I was working with the next exercise but really I'm so stuck. I have already some ideas but really, I don't know how to proced.
Let $\Gamma$ be the Moore plane. Prove that every closed set of $\Gamma$ is a $G_\delta$ set.
Firts, I think two cases. For the first one, let $X_0=\left\{(x,0):x\in\mathbb{R} \right\}$
1) If $A\subseteq \Gamma$ is a closed set and $A\cap X_0=\emptyset$ then $A$ is a closed usual set in the Euclidean topology (because the Euclidean topology is contained in the topology of the Moore plane) and this topology is metrizable. Thus, $A$ is a $G_\delta$ set.
2) If $A\cap X_0\neq\emptyset$ then is equivalent to prove that $\Gamma\setminus A$ is a $F_\sigma$ set. But, then, we have that $(\Gamma\setminus A)\cap X_0=\emptyset$ and, again, $\Gamma\setminus A$ is an open set in the Euclidian topology, thus, $F_\sigma$ and therefore, $A$ is $G_\delta$
I don't know if that proof is correct (probably not).
The second one is:
If $A$ is an open set of $\Gamma$ then $A=H\cup J$ where $H\cap X_0=\emptyset$ and $H$ is an open usual set in the Euclidian topology and $J\subseteq X_0$ (is it true?). Then, every closed set $B$ is of the form $B=(F\cap T)\cup(F\cap (\Gamma\setminus X_0))$ (is it true?) where $F$ is an usual closed set in the Euclidean topology and $T\subseteq X_0$. We know that $(F\cap (\Gamma\setminus X_0))$ is $G_\delta$ because is a closed set in the Euclidean (metrizable) topology. Now, for a fixed $n\in\mathbb{N}$ consider $C_n=\left\{ \left\{ (z,0)\right\}\cup B_{\frac{1}{n}}\left(\left(z,\frac{1}{n} \right) \right):(z,0)\in T\cap F\right\}$. Therefore, $T\cap F=\displaystyle\bigcap_{n\in\mathbb{N}} C_n$ and thus $B$ is the union of two $G_\delta$ sets. We can conclude that $B$ is a $G_\delta$ set.
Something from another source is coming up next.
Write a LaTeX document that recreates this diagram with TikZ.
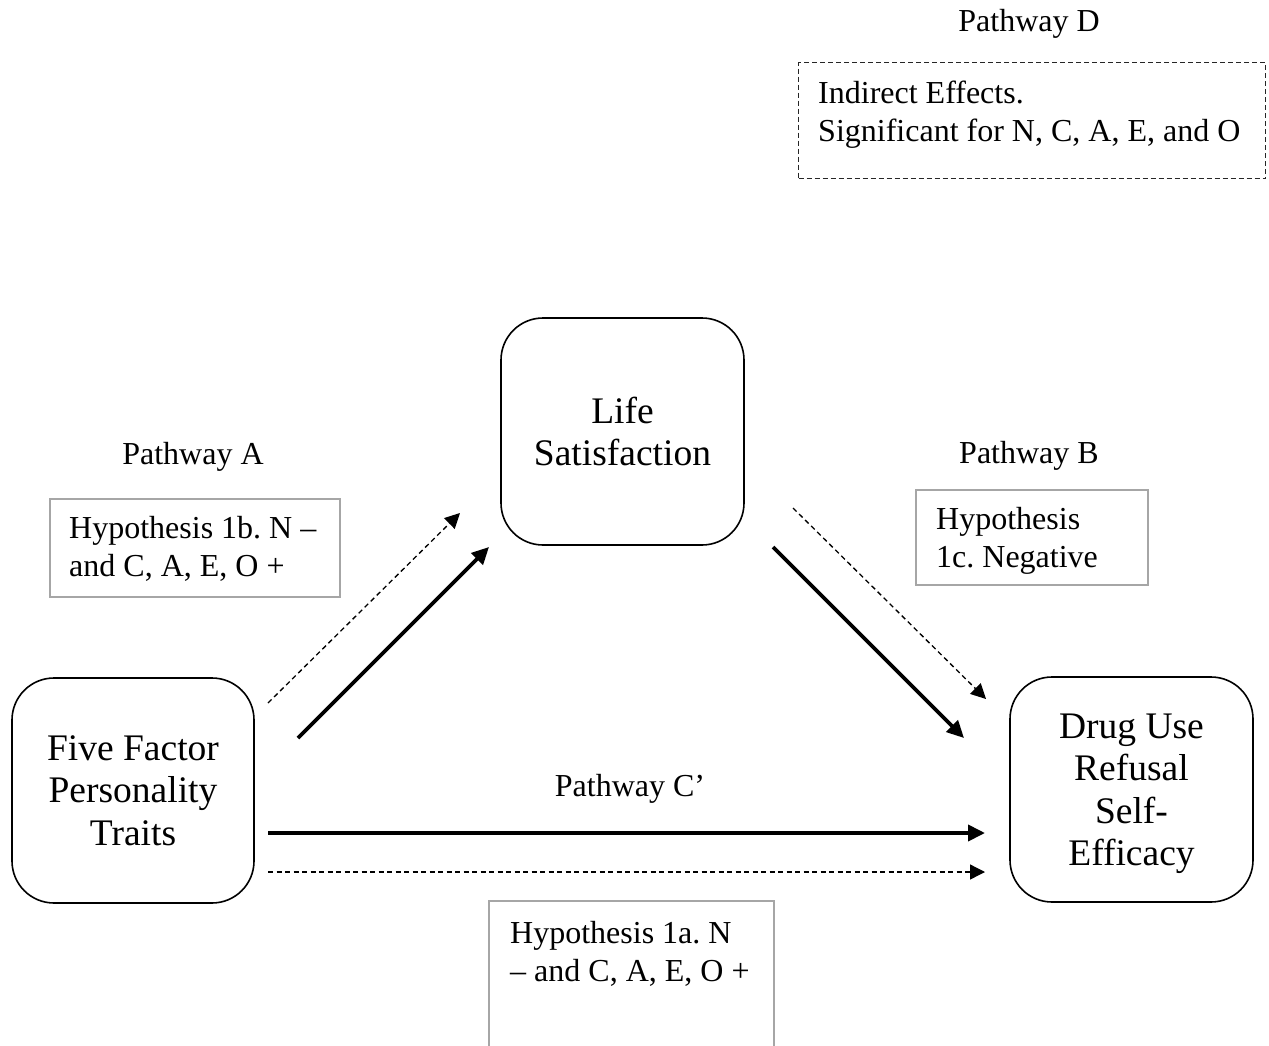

I really appreciate any help you can provide me.
Let $X$ denote the Moore plane.
Let $L=\{(x,0)\in X\mid x\in \mathbb{R}\}$, and let $H=X\setminus L$.
Let $S \subseteq L$.
The $X{\setminus}S$ is the union of $H$, together with all basic open disks of $X$ which are tangent to the $x$-axis at points of $L{\setminus}S$.
Thus, $X{\setminus}S$ is open in $X$, so $S$ is closed in $X$.
Therefore all subsets of $L$ are closed in $X$.
We want to show every closed subset of $X$ is $G_\delta$.
Equivalently, we'll show that every open subset of $X$ is $F_\sigma$.
Let $V$ be an open subset of $X$.
Then we can write $V=W\cup K$, where $W=V\cap H$, and $K=V\cap L$.
If $D\subset H$ is an open disk with center $p$, and radius $r$, then $D$ is the union of the countably many closed disks (closed both in $\mathbb{R^2}$ and in $X$) with center $p$, and rational radius less than $r$.
Thus, each such $D$ is $F_\sigma$.
Since $W$ is open in $H$, $W$ is also open in $\mathbb{R}^2$.
Thus, $W$ is the union of countably many open disks (open both in $\mathbb{R}^2$, and in $X$).
It follows that $W$ is $F_\sigma$.
Since $V = W\cup K$, and $K$ is closed in $X$, it follows that $V$ is $F_\sigma$, as was to be shown.
As regards your proof attempts, there are some problems . . .
You wrote:
You claim that since $A$ is closed in $\Gamma$, and $A\cap X_0=\emptyset$, it follows that $A$ is closed in the Euclidean topology. The claim is true, but not by the reasoning you gave. It's true that the Euclidean topology in the strict upper half plane $H$ is contained in the topology of the Moore plane, but that doesn't imply that a closed subset of $H$ in the Moore topology is closed in the Euclidean topology. Rather it implies that a closed subset of $H$ in the Euclidean topology is closed in the Moore topology.
You also wrote:
The error is your claim that $A\cap X_0\neq\emptyset$ implies $(\Gamma\setminus A)\cap X_0=\emptyset$. That's not a valid implication.
As for your "next idea", frankly, it's a little hard to follow.
In any case, my posted proof shows one way to resolve the problem.